Jess Lewis

No. 37
- Position: Linebacker

Personal information
- Born: July 28, 1947 (age 79) Aumsville, Oregon, U.S.
- Listed height: 6 ft 1 in (1.85 m)
- Listed weight: 230 lb (104 kg)

Career information
- High school: Cascade Senior (Turner, Oregon)
- College: Oregon State
- NFL draft: 1970: 13th round, 326th overall pick

Career history
- Houston Oilers (1970);

Awards and highlights
- First-team All-American (1967); 2× First-team All-Pac-8 (1967, 1969); Oregon Sports Hall of Fame (1981);
- Stats at Pro Football Reference

= Jess Lewis =

American football player and wrestler (born 1947)

 the Oregon State Beavers

Jess Lewis (born July 28, 1947) is an American former amateur wrestler and professional football player.
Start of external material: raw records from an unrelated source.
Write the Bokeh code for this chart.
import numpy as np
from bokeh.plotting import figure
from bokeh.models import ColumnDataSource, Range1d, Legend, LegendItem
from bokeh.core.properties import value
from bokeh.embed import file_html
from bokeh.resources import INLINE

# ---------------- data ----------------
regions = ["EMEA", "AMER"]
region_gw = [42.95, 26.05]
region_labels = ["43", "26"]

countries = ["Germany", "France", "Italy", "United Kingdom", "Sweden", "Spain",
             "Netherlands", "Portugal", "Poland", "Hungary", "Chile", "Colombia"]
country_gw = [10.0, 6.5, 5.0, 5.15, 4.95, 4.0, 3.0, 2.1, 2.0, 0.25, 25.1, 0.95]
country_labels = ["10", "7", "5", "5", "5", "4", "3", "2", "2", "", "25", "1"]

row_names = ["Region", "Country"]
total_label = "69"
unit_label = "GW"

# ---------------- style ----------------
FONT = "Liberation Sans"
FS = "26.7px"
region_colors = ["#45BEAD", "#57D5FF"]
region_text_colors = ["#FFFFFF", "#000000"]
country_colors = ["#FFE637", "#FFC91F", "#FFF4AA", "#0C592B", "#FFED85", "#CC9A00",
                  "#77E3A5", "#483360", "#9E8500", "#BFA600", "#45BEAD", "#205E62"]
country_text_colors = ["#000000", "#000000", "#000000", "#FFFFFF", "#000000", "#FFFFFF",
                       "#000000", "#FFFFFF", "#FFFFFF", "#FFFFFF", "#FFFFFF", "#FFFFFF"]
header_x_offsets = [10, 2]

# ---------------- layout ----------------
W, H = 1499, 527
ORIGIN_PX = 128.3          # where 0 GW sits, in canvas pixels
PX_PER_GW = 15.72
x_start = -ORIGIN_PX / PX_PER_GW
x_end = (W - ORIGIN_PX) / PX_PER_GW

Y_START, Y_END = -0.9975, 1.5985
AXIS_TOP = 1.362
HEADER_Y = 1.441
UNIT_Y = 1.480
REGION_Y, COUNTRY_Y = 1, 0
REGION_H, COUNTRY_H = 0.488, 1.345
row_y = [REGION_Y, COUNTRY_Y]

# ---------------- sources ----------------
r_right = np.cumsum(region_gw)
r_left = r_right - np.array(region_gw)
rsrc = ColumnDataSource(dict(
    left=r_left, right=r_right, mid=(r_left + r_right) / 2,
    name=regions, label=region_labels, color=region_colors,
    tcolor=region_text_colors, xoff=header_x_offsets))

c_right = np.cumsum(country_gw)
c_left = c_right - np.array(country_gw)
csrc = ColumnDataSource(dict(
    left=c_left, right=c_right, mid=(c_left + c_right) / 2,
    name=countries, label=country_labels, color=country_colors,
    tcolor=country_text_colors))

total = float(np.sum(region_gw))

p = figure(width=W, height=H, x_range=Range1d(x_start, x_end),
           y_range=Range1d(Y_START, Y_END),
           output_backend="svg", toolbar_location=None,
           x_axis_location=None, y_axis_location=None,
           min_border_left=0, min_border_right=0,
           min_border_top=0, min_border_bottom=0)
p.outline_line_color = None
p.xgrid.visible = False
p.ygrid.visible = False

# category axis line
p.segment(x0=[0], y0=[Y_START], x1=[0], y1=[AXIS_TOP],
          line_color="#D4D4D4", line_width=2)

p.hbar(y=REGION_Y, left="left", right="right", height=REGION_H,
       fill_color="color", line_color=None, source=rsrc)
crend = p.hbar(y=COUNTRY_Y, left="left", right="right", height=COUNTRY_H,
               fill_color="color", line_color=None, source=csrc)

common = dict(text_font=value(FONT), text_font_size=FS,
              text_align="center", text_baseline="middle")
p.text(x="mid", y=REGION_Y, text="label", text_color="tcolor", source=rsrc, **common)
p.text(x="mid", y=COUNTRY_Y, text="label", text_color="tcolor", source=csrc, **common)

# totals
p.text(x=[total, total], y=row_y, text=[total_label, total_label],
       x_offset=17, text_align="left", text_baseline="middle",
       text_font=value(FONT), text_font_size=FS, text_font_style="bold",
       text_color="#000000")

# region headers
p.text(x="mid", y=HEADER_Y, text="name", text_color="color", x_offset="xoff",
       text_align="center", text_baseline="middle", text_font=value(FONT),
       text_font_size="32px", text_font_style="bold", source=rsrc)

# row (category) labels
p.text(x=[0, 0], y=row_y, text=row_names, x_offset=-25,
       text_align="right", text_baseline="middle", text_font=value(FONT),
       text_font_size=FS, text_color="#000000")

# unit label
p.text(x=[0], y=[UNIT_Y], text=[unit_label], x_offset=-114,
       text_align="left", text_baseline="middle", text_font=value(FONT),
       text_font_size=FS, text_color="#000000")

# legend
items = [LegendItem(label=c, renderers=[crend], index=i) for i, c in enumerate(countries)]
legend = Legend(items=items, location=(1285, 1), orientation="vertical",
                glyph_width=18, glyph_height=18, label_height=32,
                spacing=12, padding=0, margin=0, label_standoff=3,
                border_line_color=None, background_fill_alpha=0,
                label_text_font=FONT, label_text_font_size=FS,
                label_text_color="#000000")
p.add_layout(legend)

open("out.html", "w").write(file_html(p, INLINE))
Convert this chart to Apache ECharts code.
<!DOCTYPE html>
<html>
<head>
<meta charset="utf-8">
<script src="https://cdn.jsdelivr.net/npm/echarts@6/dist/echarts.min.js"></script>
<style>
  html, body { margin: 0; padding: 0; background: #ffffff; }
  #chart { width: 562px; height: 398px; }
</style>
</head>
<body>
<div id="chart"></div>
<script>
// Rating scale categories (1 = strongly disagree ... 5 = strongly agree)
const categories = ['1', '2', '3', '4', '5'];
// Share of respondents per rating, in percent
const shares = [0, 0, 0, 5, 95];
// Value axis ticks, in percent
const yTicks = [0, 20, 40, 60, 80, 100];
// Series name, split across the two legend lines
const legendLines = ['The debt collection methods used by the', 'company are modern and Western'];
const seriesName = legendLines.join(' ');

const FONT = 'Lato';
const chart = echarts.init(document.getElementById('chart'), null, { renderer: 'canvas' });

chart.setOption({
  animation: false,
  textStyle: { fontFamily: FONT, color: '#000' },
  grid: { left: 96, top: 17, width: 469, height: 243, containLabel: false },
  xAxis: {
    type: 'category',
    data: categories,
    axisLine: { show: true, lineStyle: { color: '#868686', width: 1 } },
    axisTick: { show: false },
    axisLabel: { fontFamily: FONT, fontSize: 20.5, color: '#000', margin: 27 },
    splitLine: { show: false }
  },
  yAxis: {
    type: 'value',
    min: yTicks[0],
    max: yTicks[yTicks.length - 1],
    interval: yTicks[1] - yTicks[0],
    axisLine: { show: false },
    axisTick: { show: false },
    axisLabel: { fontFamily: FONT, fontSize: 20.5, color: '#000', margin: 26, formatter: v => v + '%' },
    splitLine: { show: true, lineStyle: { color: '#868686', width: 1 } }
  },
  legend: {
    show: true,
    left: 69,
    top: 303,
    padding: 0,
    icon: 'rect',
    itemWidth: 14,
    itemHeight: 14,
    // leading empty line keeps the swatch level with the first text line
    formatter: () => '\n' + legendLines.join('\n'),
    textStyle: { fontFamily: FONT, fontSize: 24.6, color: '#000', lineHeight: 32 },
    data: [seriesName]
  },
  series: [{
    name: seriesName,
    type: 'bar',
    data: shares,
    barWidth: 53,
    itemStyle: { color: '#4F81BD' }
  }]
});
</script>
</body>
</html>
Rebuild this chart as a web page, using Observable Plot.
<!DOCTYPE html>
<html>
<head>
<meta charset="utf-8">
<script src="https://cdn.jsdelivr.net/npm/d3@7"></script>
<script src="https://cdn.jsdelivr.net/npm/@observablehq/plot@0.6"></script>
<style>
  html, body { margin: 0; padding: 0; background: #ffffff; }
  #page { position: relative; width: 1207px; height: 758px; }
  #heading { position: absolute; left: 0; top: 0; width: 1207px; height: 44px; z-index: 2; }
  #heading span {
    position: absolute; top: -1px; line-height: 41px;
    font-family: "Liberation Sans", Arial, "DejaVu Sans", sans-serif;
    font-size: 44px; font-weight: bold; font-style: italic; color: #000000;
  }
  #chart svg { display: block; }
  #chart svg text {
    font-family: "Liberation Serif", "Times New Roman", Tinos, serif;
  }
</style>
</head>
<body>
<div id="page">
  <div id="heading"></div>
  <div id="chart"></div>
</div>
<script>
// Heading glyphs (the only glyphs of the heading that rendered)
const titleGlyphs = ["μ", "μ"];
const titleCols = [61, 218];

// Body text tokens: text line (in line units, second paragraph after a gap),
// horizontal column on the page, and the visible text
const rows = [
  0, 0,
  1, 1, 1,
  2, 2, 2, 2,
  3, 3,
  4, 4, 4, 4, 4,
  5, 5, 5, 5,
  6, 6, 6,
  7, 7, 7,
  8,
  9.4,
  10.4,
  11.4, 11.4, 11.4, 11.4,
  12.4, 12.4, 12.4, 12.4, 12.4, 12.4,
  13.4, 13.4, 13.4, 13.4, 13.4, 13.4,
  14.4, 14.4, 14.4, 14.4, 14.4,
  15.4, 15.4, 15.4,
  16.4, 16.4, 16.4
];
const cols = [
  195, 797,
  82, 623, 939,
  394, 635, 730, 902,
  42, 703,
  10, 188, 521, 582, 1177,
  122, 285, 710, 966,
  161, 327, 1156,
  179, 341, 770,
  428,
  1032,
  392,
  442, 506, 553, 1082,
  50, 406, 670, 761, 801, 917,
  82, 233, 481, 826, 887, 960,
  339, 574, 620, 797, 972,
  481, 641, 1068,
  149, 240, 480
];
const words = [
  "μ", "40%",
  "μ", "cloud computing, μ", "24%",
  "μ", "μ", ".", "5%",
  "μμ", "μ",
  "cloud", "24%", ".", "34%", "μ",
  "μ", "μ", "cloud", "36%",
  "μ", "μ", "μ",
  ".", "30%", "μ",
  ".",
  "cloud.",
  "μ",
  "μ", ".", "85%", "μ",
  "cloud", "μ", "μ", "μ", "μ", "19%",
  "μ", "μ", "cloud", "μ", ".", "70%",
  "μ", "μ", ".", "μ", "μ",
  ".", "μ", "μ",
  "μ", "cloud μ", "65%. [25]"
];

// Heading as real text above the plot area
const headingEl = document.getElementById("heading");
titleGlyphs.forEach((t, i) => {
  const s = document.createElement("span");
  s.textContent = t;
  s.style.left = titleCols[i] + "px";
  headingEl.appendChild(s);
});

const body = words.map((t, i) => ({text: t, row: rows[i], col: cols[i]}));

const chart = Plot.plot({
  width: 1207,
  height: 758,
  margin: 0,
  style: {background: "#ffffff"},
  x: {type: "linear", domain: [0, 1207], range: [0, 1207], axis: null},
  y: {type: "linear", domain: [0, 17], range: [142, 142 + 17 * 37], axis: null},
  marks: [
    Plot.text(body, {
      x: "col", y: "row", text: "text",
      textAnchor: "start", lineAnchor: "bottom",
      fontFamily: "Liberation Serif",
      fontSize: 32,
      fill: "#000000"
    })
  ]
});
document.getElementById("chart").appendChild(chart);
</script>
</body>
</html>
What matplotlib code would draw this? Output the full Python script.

He played as a linebacker in the National Football League (NFL) for the Houston Oilers in 1970. He graduated from Cascade High School in Turner, Oregon.

==College wrestling==
Lewis was an accomplished wrestler for Oregon State, becoming a three-time conference champion (1968–1970), three-time All-American (1968–1970), and a two-time NCAA champion (1969, 1970) in the heavyweight division. He went on to compete in the 1968 World University Games and the 1968 Summer Olympics as a wrestler for the United States.

==College football==
Lewis also played college football at Oregon State University where he earned All-American honors as a football player in 1967, and was a two-time All-Pac-8 Conference selection as a defensive tackle. He was selected
as the team MVP in 1969.

==NFL football==
Upon graduating from Oregon State, Lewis was selected in the 13th round of the 1970 NFL draft by the Houston Oilers. The Oilers moved him to linebacker upon drafting him.